__GOAL__
In the listing that follows, retype every line from the first through the one containing "linespacing=1.0)". Pictures are to be left out.

__DATASET CONTENT__
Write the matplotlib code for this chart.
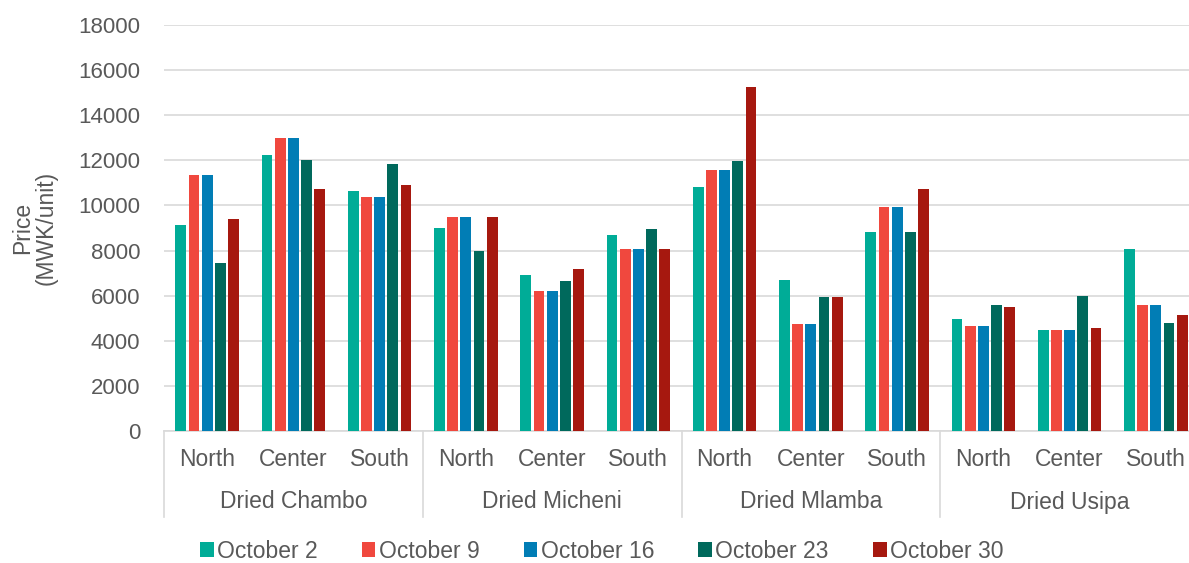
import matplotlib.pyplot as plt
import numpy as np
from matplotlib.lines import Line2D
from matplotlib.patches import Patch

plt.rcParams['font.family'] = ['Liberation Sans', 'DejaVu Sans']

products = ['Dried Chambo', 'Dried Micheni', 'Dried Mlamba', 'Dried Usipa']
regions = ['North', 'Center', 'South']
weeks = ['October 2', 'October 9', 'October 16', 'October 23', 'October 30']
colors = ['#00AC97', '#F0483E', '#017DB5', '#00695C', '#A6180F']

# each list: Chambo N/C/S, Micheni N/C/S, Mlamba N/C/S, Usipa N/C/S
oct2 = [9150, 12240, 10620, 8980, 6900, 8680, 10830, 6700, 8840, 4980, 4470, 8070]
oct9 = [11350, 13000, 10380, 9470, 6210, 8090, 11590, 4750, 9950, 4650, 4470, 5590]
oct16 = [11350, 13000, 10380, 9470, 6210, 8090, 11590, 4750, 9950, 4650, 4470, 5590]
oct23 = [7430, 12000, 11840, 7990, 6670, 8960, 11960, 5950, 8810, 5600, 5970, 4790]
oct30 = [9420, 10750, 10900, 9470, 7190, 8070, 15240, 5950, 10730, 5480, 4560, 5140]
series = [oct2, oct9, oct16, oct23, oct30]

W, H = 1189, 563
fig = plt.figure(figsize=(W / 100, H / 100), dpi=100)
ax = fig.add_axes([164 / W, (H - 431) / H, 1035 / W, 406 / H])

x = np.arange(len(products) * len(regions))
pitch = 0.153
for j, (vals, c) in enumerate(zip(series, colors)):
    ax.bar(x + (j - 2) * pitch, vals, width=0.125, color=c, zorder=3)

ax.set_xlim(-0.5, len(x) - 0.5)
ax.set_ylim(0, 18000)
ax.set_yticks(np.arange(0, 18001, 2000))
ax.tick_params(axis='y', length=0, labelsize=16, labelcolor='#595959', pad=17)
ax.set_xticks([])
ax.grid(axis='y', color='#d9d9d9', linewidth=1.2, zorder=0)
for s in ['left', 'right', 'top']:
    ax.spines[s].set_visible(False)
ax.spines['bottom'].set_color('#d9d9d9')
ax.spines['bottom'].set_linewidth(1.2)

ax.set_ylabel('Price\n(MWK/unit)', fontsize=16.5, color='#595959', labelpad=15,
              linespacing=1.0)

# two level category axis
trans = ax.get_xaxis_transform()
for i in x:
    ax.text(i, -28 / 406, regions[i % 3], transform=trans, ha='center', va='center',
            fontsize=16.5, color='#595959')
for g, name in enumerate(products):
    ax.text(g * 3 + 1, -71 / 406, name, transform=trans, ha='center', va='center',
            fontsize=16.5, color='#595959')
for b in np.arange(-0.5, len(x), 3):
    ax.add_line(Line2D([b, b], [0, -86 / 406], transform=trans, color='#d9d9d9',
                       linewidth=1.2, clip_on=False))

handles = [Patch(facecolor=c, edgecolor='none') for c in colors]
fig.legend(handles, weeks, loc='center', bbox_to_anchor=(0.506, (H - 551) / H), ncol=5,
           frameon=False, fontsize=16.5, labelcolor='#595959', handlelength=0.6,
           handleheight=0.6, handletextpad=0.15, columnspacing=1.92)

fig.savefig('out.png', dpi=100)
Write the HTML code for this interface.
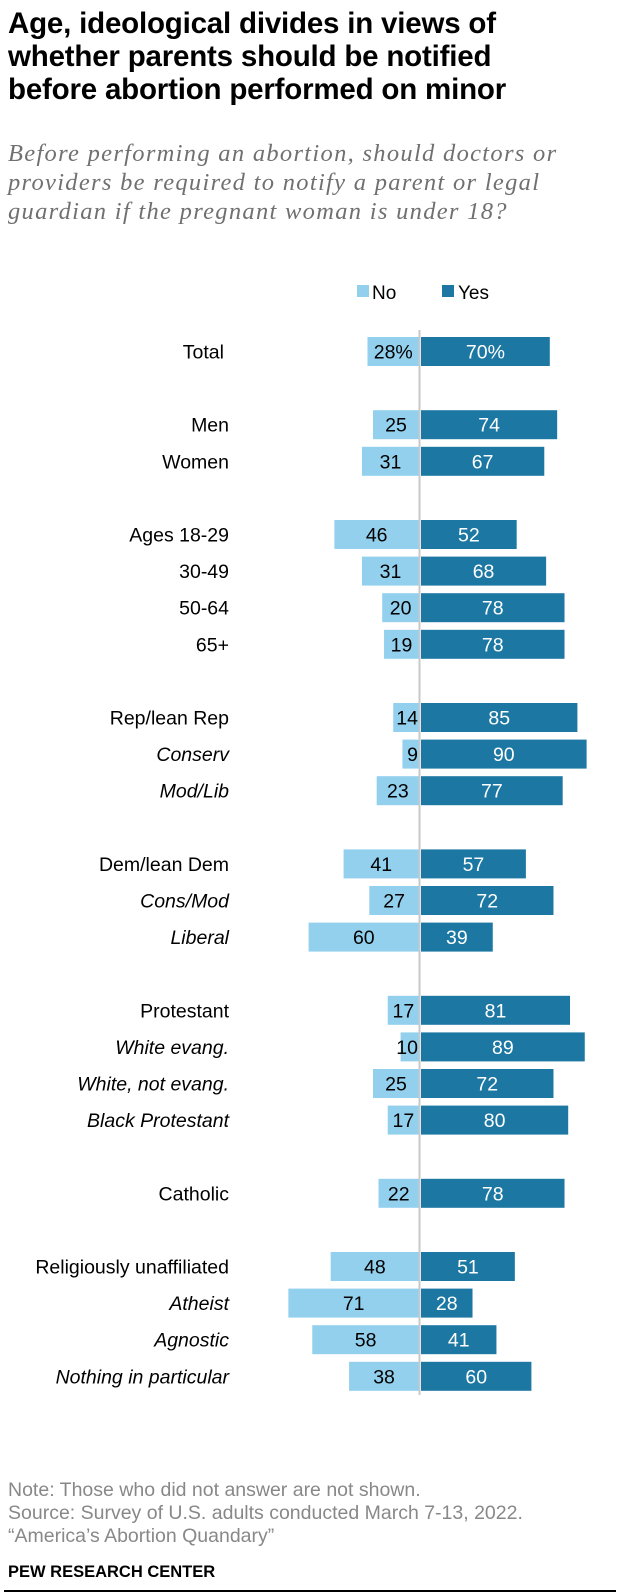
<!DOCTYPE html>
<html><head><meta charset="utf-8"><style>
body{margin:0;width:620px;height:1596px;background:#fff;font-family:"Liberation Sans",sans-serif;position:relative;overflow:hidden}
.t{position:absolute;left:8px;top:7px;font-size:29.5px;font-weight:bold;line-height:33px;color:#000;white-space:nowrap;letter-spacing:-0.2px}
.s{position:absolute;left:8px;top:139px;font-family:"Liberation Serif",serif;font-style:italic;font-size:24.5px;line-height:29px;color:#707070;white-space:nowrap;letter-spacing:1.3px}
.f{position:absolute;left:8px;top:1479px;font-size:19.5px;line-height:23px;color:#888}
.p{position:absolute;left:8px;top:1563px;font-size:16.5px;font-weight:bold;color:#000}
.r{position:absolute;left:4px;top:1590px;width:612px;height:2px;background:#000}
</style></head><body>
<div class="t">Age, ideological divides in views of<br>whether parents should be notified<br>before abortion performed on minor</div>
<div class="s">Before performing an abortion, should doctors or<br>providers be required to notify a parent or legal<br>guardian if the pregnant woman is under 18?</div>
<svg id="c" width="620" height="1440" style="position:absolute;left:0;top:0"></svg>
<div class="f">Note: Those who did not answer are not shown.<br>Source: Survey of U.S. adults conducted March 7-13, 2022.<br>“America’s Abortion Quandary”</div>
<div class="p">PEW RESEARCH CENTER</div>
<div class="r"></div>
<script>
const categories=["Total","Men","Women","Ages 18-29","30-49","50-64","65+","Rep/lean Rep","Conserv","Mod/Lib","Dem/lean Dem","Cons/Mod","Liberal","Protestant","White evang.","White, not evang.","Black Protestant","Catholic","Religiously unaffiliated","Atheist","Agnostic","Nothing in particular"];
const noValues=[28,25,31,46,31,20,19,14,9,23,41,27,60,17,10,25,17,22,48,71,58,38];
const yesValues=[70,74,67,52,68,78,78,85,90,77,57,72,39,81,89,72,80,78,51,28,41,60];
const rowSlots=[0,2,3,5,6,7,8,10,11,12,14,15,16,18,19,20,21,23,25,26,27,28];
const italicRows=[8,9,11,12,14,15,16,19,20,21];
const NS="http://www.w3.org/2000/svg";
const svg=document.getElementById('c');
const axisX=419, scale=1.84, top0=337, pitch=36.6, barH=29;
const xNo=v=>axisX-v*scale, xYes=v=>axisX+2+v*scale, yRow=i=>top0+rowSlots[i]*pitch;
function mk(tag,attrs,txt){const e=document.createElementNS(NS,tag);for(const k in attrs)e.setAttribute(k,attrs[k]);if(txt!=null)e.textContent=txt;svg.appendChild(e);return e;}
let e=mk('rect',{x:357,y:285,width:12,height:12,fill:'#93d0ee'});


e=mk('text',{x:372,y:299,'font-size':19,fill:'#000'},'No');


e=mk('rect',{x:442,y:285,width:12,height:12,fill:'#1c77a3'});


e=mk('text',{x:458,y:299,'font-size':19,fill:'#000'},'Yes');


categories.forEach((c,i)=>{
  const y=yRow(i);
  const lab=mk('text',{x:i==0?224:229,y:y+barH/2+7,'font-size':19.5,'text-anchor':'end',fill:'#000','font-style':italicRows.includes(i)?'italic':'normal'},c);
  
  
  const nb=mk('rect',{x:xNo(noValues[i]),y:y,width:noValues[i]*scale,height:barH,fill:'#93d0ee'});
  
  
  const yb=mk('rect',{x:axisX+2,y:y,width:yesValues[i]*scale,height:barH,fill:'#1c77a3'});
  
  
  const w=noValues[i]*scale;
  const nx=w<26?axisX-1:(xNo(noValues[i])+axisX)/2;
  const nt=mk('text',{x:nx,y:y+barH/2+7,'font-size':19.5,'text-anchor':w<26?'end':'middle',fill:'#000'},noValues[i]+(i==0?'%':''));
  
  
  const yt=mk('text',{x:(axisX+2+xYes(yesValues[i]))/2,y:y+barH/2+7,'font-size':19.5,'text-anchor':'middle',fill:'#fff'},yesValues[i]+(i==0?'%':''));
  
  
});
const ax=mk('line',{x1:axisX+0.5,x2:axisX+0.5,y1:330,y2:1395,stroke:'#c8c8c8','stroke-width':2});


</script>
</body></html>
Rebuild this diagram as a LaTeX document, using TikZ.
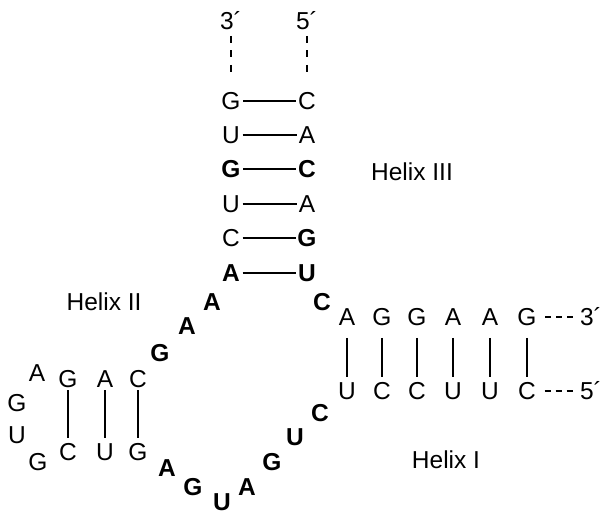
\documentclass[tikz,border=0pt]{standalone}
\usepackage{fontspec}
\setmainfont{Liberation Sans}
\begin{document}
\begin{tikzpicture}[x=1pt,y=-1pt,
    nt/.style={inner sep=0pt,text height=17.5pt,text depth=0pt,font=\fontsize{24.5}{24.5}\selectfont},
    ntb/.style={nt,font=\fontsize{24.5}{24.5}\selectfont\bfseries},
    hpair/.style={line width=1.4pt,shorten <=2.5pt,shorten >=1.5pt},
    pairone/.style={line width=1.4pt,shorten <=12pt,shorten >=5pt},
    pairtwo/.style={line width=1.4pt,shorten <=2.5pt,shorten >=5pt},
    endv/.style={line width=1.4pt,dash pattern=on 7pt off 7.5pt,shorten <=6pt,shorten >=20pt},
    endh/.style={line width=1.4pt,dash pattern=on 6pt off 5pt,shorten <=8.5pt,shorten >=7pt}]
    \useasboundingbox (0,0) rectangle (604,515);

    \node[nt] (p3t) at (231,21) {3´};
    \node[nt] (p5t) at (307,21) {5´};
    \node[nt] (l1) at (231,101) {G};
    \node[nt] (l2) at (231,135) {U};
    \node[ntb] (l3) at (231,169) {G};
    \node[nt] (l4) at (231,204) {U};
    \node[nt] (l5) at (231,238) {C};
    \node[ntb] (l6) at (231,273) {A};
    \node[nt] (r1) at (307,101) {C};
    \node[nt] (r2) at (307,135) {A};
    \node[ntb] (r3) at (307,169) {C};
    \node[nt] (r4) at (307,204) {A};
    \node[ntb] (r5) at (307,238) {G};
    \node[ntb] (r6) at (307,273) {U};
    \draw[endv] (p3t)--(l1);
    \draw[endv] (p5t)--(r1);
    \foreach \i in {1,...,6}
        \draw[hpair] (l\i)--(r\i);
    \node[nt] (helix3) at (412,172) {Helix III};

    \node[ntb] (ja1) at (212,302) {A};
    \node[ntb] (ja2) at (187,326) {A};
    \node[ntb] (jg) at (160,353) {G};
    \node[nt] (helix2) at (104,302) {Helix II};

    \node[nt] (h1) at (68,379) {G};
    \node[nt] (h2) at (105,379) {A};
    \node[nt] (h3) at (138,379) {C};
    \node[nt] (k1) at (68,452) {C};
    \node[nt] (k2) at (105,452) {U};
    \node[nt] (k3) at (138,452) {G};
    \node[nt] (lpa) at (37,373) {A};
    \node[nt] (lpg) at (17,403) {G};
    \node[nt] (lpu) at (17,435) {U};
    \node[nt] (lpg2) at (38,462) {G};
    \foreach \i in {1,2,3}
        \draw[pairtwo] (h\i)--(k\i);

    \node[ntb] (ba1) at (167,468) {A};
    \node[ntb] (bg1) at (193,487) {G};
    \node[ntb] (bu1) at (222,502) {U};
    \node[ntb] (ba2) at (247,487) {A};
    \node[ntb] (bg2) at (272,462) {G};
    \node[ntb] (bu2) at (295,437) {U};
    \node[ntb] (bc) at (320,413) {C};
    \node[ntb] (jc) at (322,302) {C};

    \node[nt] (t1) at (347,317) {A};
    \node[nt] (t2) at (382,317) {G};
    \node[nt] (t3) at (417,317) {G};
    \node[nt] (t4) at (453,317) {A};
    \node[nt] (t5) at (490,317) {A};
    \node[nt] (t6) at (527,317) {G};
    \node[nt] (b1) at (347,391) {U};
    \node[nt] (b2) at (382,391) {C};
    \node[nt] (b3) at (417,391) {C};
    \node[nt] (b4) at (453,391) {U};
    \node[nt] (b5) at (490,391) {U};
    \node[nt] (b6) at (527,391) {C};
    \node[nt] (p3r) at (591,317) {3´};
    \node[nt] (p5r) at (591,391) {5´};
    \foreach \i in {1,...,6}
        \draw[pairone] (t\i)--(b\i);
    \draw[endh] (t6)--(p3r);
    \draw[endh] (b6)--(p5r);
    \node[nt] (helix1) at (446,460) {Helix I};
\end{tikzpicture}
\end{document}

__EXERCISE SOLUTION__
Write the matplotlib code for this chart.
import matplotlib.pyplot as plt
import numpy as np
from matplotlib.lines import Line2D
from matplotlib.patches import Patch

plt.rcParams['font.family'] = ['Liberation Sans', 'DejaVu Sans']

products = ['Dried Chambo', 'Dried Micheni', 'Dried Mlamba', 'Dried Usipa']
regions = ['North', 'Center', 'South']
weeks = ['October 2', 'October 9', 'October 16', 'October 23', 'October 30']
colors = ['#00AC97', '#F0483E', '#017DB5', '#00695C', '#A6180F']

# each list: Chambo N/C/S, Micheni N/C/S, Mlamba N/C/S, Usipa N/C/S
oct2 = [9150, 12240, 10620, 8980, 6900, 8680, 10830, 6700, 8840, 4980, 4470, 8070]
oct9 = [11350, 13000, 10380, 9470, 6210, 8090, 11590, 4750, 9950, 4650, 4470, 5590]
oct16 = [11350, 13000, 10380, 9470, 6210, 8090, 11590, 4750, 9950, 4650, 4470, 5590]
oct23 = [7430, 12000, 11840, 7990, 6670, 8960, 11960, 5950, 8810, 5600, 5970, 4790]
oct30 = [9420, 10750, 10900, 9470, 7190, 8070, 15240, 5950, 10730, 5480, 4560, 5140]
series = [oct2, oct9, oct16, oct23, oct30]

W, H = 1189, 563
fig = plt.figure(figsize=(W / 100, H / 100), dpi=100)
ax = fig.add_axes([164 / W, (H - 431) / H, 1035 / W, 406 / H])

x = np.arange(len(products) * len(regions))
pitch = 0.153
for j, (vals, c) in enumerate(zip(series, colors)):
    ax.bar(x + (j - 2) * pitch, vals, width=0.125, color=c, zorder=3)

ax.set_xlim(-0.5, len(x) - 0.5)
ax.set_ylim(0, 18000)
ax.set_yticks(np.arange(0, 18001, 2000))
ax.tick_params(axis='y', length=0, labelsize=16, labelcolor='#595959', pad=17)
ax.set_xticks([])
ax.grid(axis='y', color='#d9d9d9', linewidth=1.2, zorder=0)
for s in ['left', 'right', 'top']:
    ax.spines[s].set_visible(False)
ax.spines['bottom'].set_color('#d9d9d9')
ax.spines['bottom'].set_linewidth(1.2)

ax.set_ylabel('Price\n(MWK/unit)', fontsize=16.5, color='#595959', labelpad=15,
              linespacing=1.0)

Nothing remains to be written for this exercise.